Section 2.4 has been amended to permit the lead director, if appointed, to call special meetings of the Board.
Section 2.6 has been amended to: (a) permit the Board to elect an independent or a non-independent director as Chairman in its discretion; (b) provide for the Board to designate an independent lead director in the event the Chairman is not considered “Independent”; and (c) permit the lead director to preside at Board meetings in the absence of the Chairman. [Editor's Note: This same weakened version of the lead director role was in-force at legacy Scheirng-Plough, when Russo served there as lead director, during May 2009, to November 2009.]
At the same meeting, the GM Board has designated Patricia F. Russo, a member of the GM Board since July 2009, as lead independent director, effective immediately. . . .
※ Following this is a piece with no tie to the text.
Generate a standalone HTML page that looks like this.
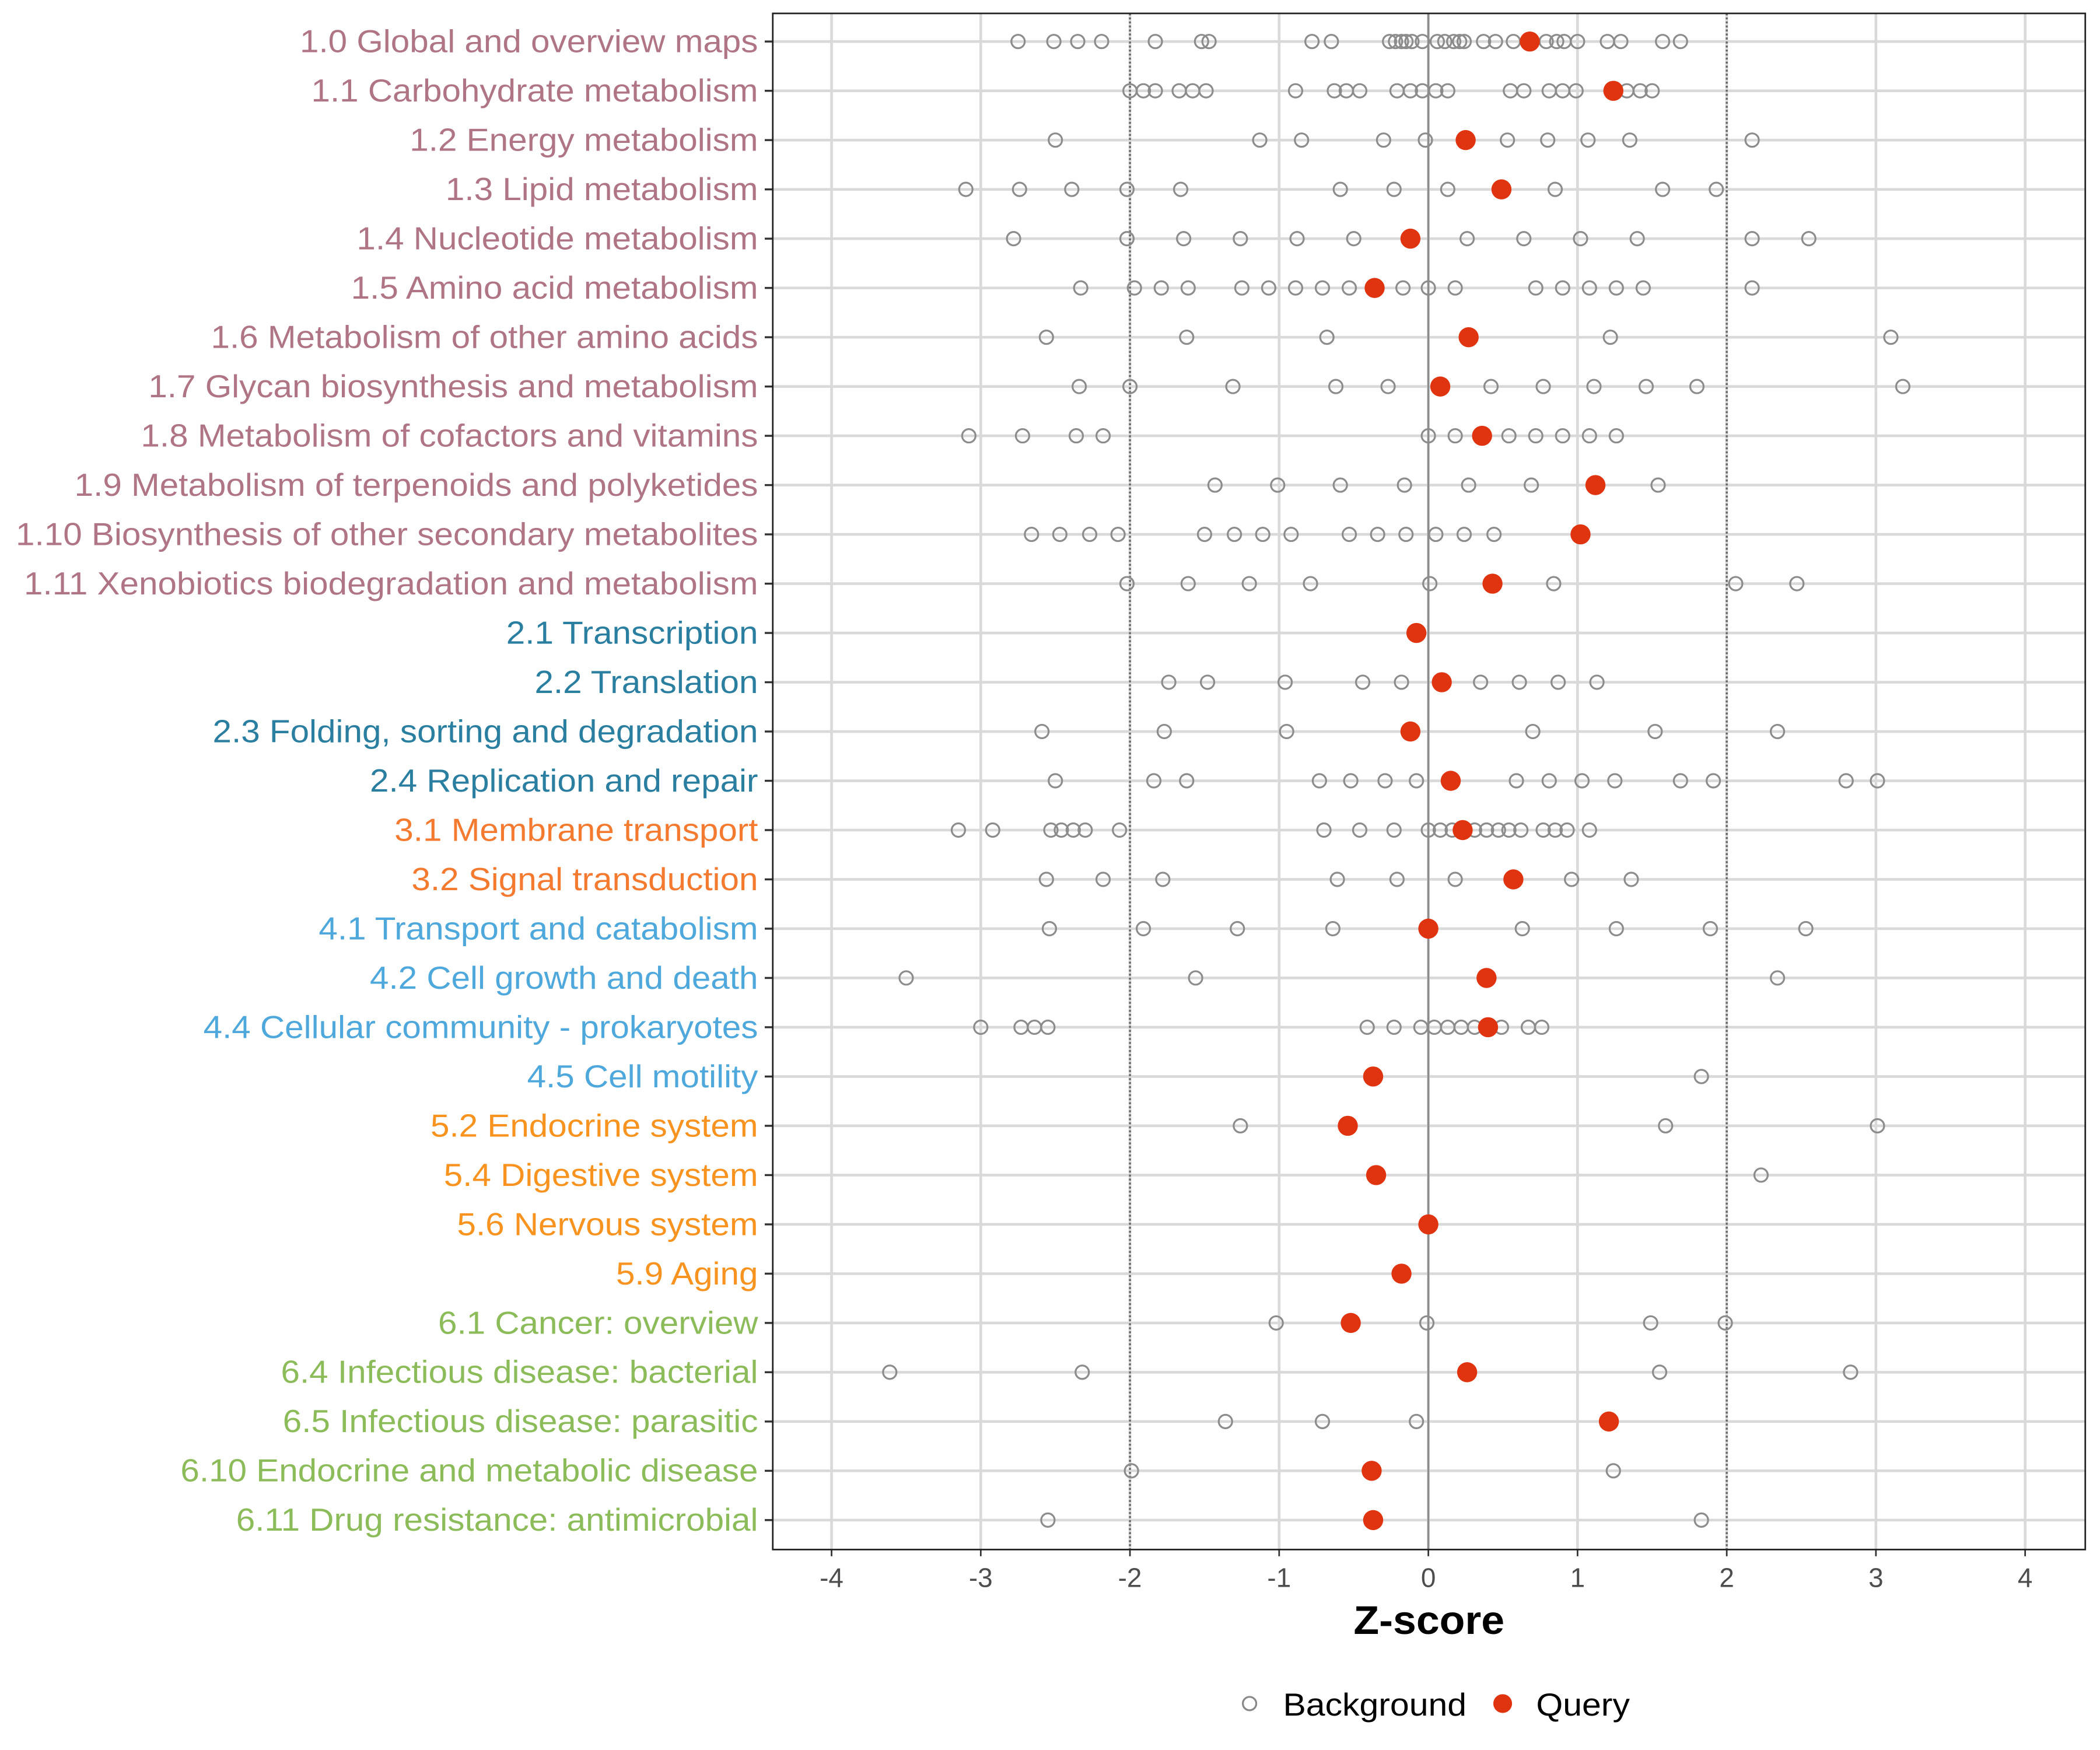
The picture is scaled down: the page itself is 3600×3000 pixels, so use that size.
<!DOCTYPE html>
<html><head><meta charset="utf-8">
<style>html,body{margin:0;padding:0;background:#fff;}svg{display:block;}</style>
</head><body>
<svg id="chart" xmlns="http://www.w3.org/2000/svg" width="3600" height="3000" viewBox="0 0 1568 1306.67" font-family="'Liberation Sans', sans-serif">
<rect x="0" y="0" width="1568" height="1306.67" fill="#fff"/>
<g id="grid"></g><g id="marks"></g><g id="labels"></g>
<rect x="577" y="10" width="980" height="1147" fill="none" stroke="#222" stroke-width="1.2"/>
<text x="1067" y="1220" font-size="30" font-weight="bold" text-anchor="middle" fill="#000" transform="translate(1067 0) scale(1.04 1) translate(-1067 0)">Z-score</text>
<g>
<circle cx="933" cy="1272" r="5" fill="none" stroke="#888" stroke-width="1.4"/>
<text x="958" y="1281" font-size="24" fill="#000" transform="translate(958 0) scale(1.07 1) translate(-958 0)">Background</text>
<circle cx="1122" cy="1272" r="7" fill="#e0330f"/>
<text x="1147" y="1281" font-size="24" fill="#000" transform="translate(1147 0) scale(1.07 1) translate(-1147 0)">Query</text>
</g>
</svg>
<script>
const categories = ["1.0 Global and overview maps","1.1 Carbohydrate metabolism","1.2 Energy metabolism","1.3 Lipid metabolism","1.4 Nucleotide metabolism","1.5 Amino acid metabolism","1.6 Metabolism of other amino acids","1.7 Glycan biosynthesis and metabolism","1.8 Metabolism of cofactors and vitamins","1.9 Metabolism of terpenoids and polyketides","1.10 Biosynthesis of other secondary metabolites","1.11 Xenobiotics biodegradation and metabolism","2.1 Transcription","2.2 Translation","2.3 Folding, sorting and degradation","2.4 Replication and repair","3.1 Membrane transport","3.2 Signal transduction","4.1 Transport and catabolism","4.2 Cell growth and death","4.4 Cellular community - prokaryotes","4.5 Cell motility","5.2 Endocrine system","5.4 Digestive system","5.6 Nervous system","5.9 Aging","6.1 Cancer: overview","6.4 Infectious disease: bacterial","6.5 Infectious disease: parasitic","6.10 Endocrine and metabolic disease","6.11 Drug resistance: antimicrobial"];
const groups = [1,1,1,1,1,1,1,1,1,1,1,1,2,2,2,2,3,3,4,4,4,4,5,5,5,5,6,6,6,6,6];
const queryValues = [0.68,1.24,0.25,0.49,-0.12,-0.36,0.27,0.08,0.36,1.12,1.02,0.43,-0.08,0.09,-0.12,0.15,0.23,0.57,0.0,0.39,0.4,-0.37,-0.54,-0.35,0.0,-0.18,-0.52,0.26,1.21,-0.38,-0.37];
const backgroundValues = [
[-2.75,-2.51,-2.35,-2.19,-1.83,-1.52,-1.47,-0.78,-0.65,-0.26,-0.22,-0.18,-0.15,-0.11,-0.04,0.06,0.11,0.17,0.21,0.24,0.37,0.45,0.57,0.79,0.86,0.91,1.0,1.2,1.29,1.57,1.69],
[-2.0,-1.91,-1.83,-1.67,-1.58,-1.49,-0.89,-0.63,-0.55,-0.46,-0.21,-0.12,-0.04,0.05,0.13,0.55,0.64,0.81,0.9,0.99,1.33,1.42,1.5],
[-2.5,-1.13,-0.85,-0.3,-0.02,0.53,0.8,1.07,1.35,2.17],
[-3.1,-2.74,-2.39,-2.02,-1.66,-0.59,-0.23,0.13,0.85,1.57,1.93],
[-2.78,-2.02,-1.64,-1.26,-0.88,-0.5,0.26,0.64,1.02,1.4,2.17,2.55],
[-2.33,-1.97,-1.79,-1.61,-1.25,-1.07,-0.89,-0.71,-0.53,-0.17,0.0,0.18,0.72,0.9,1.08,1.26,1.44,2.17],
[-2.56,-1.62,-0.68,1.22,3.1],
[-2.34,-2.0,-1.31,-0.62,-0.27,0.42,0.77,1.11,1.46,1.8,3.18],
[-3.08,-2.72,-2.36,-2.18,0.0,0.18,0.54,0.72,0.9,1.08,1.26],
[-1.43,-1.01,-0.59,-0.16,0.27,0.69,1.54],
[-2.66,-2.47,-2.27,-2.08,-1.5,-1.3,-1.11,-0.92,-0.53,-0.34,-0.15,0.05,0.24,0.44],
[-2.02,-1.61,-1.2,-0.79,0.01,0.84,2.06,2.47],
[],
[-1.74,-1.48,-0.96,-0.44,-0.18,0.35,0.61,0.87,1.13],
[-2.59,-1.77,-0.95,0.7,1.52,2.34],
[-2.5,-1.84,-1.62,-0.73,-0.52,-0.29,-0.08,0.59,0.81,1.03,1.25,1.69,1.91,2.8,3.01],
[-3.15,-2.92,-2.53,-2.46,-2.38,-2.3,-2.07,-0.7,-0.46,-0.23,0.0,0.08,0.16,0.31,0.39,0.47,0.54,0.62,0.77,0.85,0.93,1.08],
[-2.56,-2.18,-1.78,-0.61,-0.21,0.18,0.96,1.36],
[-2.54,-1.91,-1.28,-0.64,0.63,1.26,1.89,2.53],
[-3.5,-1.56,2.34],
[-3.0,-2.73,-2.64,-2.55,-0.41,-0.23,-0.05,0.04,0.13,0.22,0.31,0.49,0.67,0.76],
[1.83],
[-1.26,1.59,3.01],
[2.23],
[],
[],
[-1.02,-0.01,1.49,1.99],
[-3.61,-2.32,1.55,2.83],
[-1.36,-0.71,-0.08],
[-1.99,1.24],
[-2.55,1.83]
];
const xTicks = [-4,-3,-2,-1,0,1,2,3,4];
const xTickLabels = ["-4","-3","-2","-1","0","1","2","3","4"];
const groupColors = {1:"#b07585",2:"#2a7ea0",3:"#f47a30",4:"#4ea8dc",5:"#f7931e",6:"#8cbb5a"};

const NS = "http://www.w3.org/2000/svg";
const xScale = v => 1066.5 + v * 111.4;
const yScale = i => 31 + i * 36.8;
function mk(tag, attrs, parent){const e=document.createElementNS(NS,tag);for(const k in attrs)e.setAttribute(k,attrs[k]);parent.appendChild(e);return e;}
const grid=document.getElementById('grid'), marks=document.getElementById('marks'), labels=document.getElementById('labels');

xTicks.forEach((t,i)=>{
  const l=mk('line',{x1:xScale(t),x2:xScale(t),y1:10,y2:1157,stroke:'#d9d9d9','stroke-width':2},grid);
  
  
  const tk=mk('line',{x1:xScale(t),x2:xScale(t),y1:1157,y2:1162,stroke:'#333','stroke-width':1.2},labels);
  
  
  const tx=mk('text',{x:xScale(t),y:1185,'font-size':20,'text-anchor':'middle',fill:'#4d4d4d'},labels);
  tx.textContent=xTickLabels[i];
  
  
});
categories.forEach((c,i)=>{
  const y=yScale(i);
  const l=mk('line',{x1:577,x2:1557,y1:y,y2:y,stroke:'#d9d9d9','stroke-width':2},grid);
  
  
  const tk=mk('line',{x1:571,x2:577,y1:y,y2:y,stroke:'#333','stroke-width':1.5},labels);
  
  
  const tx=mk('text',{x:566,y:y+8,'font-size':24,'text-anchor':'end',fill:groupColors[groups[i]],transform:`translate(566 0) scale(1.06 1) translate(-566 0)`},labels);
  tx.textContent=c;
  
  
});
const z=mk('line',{x1:xScale(0),x2:xScale(0),y1:10,y2:1157,stroke:'#8c8c8c','stroke-width':1.5},grid);


[-2,2].forEach(v=>{
  const d=mk('line',{x1:xScale(v),x2:xScale(v),y1:10,y2:1157,stroke:'#666','stroke-width':1.5,'stroke-dasharray':'1.5 1.5'},grid);
  
  
});
backgroundValues.forEach((arr,i)=>{
  arr.forEach(v=>{
    const c=mk('circle',{cx:xScale(v),cy:yScale(i),r:5,fill:'none',stroke:'#8c8c8c','stroke-width':1.4},marks);
    
    
  });
});
queryValues.forEach((v,i)=>{
  const c=mk('circle',{cx:xScale(v),cy:yScale(i),r:7.5,fill:'#e0330f'},marks);
  
  
});
</script>
</body></html>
Take a moment to ponder this -- a person with no auto industry experience (and almost no collective-bargaining/unionized workforce experience), and only nine months on the board (i.e., she's perhaps been to nine meetings of the board, in total), is now in charge of the corporate governance of a recently clearly-failing, yet now wending its way through reorganization, non-public approximately $140 billion-in-recent-annualized-revenue heavy-steel enterprise -- one with over 200,000 employees (at September 2009; under 190,000 today), many of them unionized. An enterprise that delivered to retail just over 2 million vehicles, in the full-year 2009. What can one person, with nine half day meetings as her total experience, possibly know about leading the board of such a far-flung and complicated morass, all while overseeing her former boss, here -- Ed Whitacre?
Honestly, it looks to me like she has been chosen (in part) to play the docile lead -- vis-a-vis her active underling (not so terribly long ago her boss -- at ATT/Lucent), one GM Chairman Ed Whitacre. Cozy.
And now no matter how GM's reorganization turns out -- no one will remember her role as docile enabler, first on the Compensation Committee, then as its chair (when Hans Becherer stepped down in May 2009), and then as lead director, for a partial year -- at legacy Schering-Plough, serving in essence as a rubber-stamp for the active (and sticky-fingered) Chairman and CEO, Fred Hassan.
And her CV would otherwise then be well-scrubbed -- but this will remain. Right here.